Canada Can’t Wait to Start Pumping. The United States Can
MINUTES after America’s State Department declared on January 31st that a proposed cross-border oil-pipeline would have little environmental impact, Canada’s ruling Conservatives posted an online ad bluntly directing Barack Obama to “approve Keystone XL now”. It is not the first time that Canada has dropped the diplomatic niceties when pressing Mr Obama to approve the Keystone pipeline, which would carry crude from Alberta’s tar sands to refineries on the Texas coast. Stephen Harper, Canada’s prime minister, has previously threatened to sell the oil to Asia, called approval a “no-brainer” and insisted he “would not take no for an answer”. But Mr Obama seems to be in no rush.

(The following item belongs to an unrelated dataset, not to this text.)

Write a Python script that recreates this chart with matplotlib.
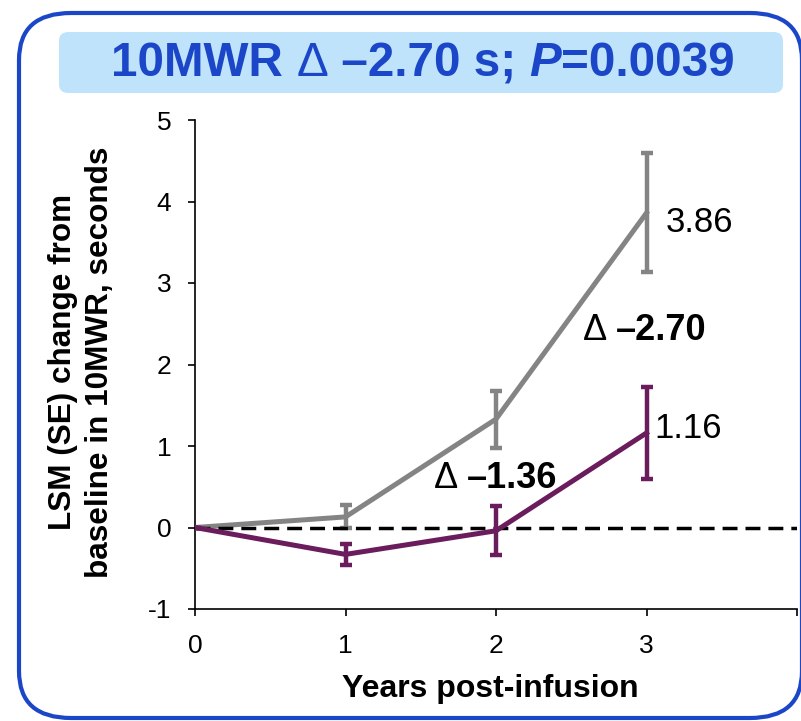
import matplotlib
matplotlib.use('Agg')
import matplotlib.pyplot as plt
import matplotlib.transforms as mtransforms
from matplotlib.patches import FancyBboxPatch

plt.rcParams['font.family'] = ['Liberation Sans', 'DejaVu Sans']
plt.rcParams['axes.unicode_minus'] = False

# data
years = [0, 1, 2, 3]
grey_lsm = [0.0, 0.13, 1.33, 3.86]
grey_se = [0.0, 0.14, 0.35, 0.73]
purple_lsm = [0.0, -0.33, -0.04, 1.16]
purple_se = [0.0, 0.13, 0.30, 0.57]
x_ticks = [0, 1, 2, 3, 4]
x_ticklabels = ['0', '1', '2', '3', '']
y_ticks = [-1, 0, 1, 2, 3, 4, 5]

GREY = '#848484'
PURPLE = '#6A1C5C'
BLUE = '#1B46C8'
TITLE_BG = '#BEE3FB'

W, H = 801, 721
fig = plt.figure(figsize=(W / 100, H / 100), dpi=100, facecolor='white')


def fx(px):
    return px / W


def fy(py):
    return 1 - py / H


# outer rounded frame
frame = FancyBboxPatch((fx(19), fy(718)), fx(802) - fx(19), fy(13) - fy(718),
                       boxstyle='round,pad=0,rounding_size=0.065',
                       transform=fig.transFigure, facecolor='none',
                       edgecolor=BLUE, linewidth=3.0, zorder=0)
fig.patches.append(frame)

# title box
tbox = FancyBboxPatch((fx(59), fy(93)), fx(783) - fx(59), fy(32) - fy(93),
                      boxstyle='round,pad=0,rounding_size=0.012',
                      transform=fig.transFigure, facecolor=TITLE_BG,
                      edgecolor='none', zorder=0)
fig.patches.append(tbox)

ax = fig.add_axes([fx(195), fy(609), fx(797) - fx(195), fy(120) - fy(609)])
ax.set_facecolor('none')
ax.set_zorder(2)

ax.errorbar(years, grey_lsm, yerr=grey_se, color=GREY, linewidth=3.6,
            elinewidth=3.2, capsize=4.5, capthick=3.2, zorder=3)
ax.axhline(0, color='black', linewidth=2.5, linestyle=(0, (4.3, 2.3)), zorder=4)
ax.errorbar(years, purple_lsm, yerr=purple_se, color=PURPLE, linewidth=3.6,
            elinewidth=3.2, capsize=4.5, capthick=3.2, zorder=5)

ax.set_xlim(0, 4)
ax.set_ylim(-1, 5)
ax.set_xticks(x_ticks)
ax.set_xticklabels(x_ticklabels)
ax.set_yticks(y_ticks)
for s in ['top', 'right']:
    ax.spines[s].set_visible(False)
for s in ['left', 'bottom']:
    ax.spines[s].set_linewidth(1.2)
ax.tick_params(direction='out', length=5, width=1.2, labelsize=19)
ax.tick_params(axis='x', pad=13)
ax.tick_params(axis='y', pad=12)

ax.set_xlabel('Years post-infusion', fontsize=23, fontweight='bold')
ax.xaxis.set_label_coords(0.49, -(674 - 609) / 489)
ax.xaxis.label.set_va('top')
ax.set_ylabel('LSM (SE) change from\nbaseline in 10MWR, seconds', fontsize=22.7,
              fontweight='bold', linespacing=1.3)
ax.yaxis.set_label_coords((115 - 195) / 602, 0.505)

# value labels
ax.annotate(f'{grey_lsm[3]:.2f}', xy=(years[3], grey_lsm[3]), xytext=(14, -7),
            textcoords='offset points', fontsize=25, va='center', ha='left')
ax.annotate(f'{purple_lsm[3]:.2f}', xy=(years[3], purple_lsm[3]), xytext=(6, 3),
            textcoords='offset points', fontsize=25, va='center', ha='left')

fig.canvas.draw()
renderer = fig.canvas.get_renderer()
ident = mtransforms.IdentityTransform()


def draw_pieces(x0, y0, pieces, size, color, center=False):
    """pieces: (text, weight, style); x0,y0 in display pixels"""
    texts = []
    for txt, weight, style in pieces:
        t = fig.text(0, y0, txt, fontsize=size, fontweight=weight,
                     fontstyle=style, color=color, va='center', ha='left',
                     transform=ident, zorder=5)
        texts.append(t)
    widths = [t.get_window_extent(renderer).width for t in texts]
    x = x0 - sum(widths) / 2 if center else x0
    for t, w in zip(texts, widths):
        t.set_x(x)
        x += w
    return texts


# title
draw_pieces(423, H - 64,
            [('10MWR ', 'bold', 'normal'), ('\u0394', 'normal', 'normal'),
             (' \u20132.70 s; ', 'bold', 'normal'), ('P', 'bold', 'italic'),
             ('=0.0039', 'bold', 'normal')], 34.3, BLUE, center=True)

# difference labels
diff_labels = [('\u20132.70', 2.58, 2.42), ('\u20131.36', 1.59, 0.60)]
for lab, xd, yd in diff_labels:
    px, py = ax.transData.transform((xd, yd))
    draw_pieces(px, py, [('\u0394 ', 'normal', 'normal'), (lab, 'bold', 'normal')],
                26, 'black')

fig.savefig('out.png', dpi=100, facecolor='white')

Developing the tar sands and exporting its oil is a priority for Mr Harper, whose political roots lie in energy-rich Alberta. The pipeline, which would carry up to 730,000 barrels a day (b/d) of Alberta crude and an additional 100,000 b/d of Bakken crude from Montana and North Dakota, was first proposed in 2008. The southern part of the proposed network, within the United States, went into operation last month. But the northern bit, which crosses the border, has been held up by court challenges and environmental reviews. Greens, who want tar-sands production curtailed, remind Mr Obama of his 2008 promise to “free [America] from the tyranny of oil once and for all”. The pipeline’s backers promise that it would bring jobs and investment.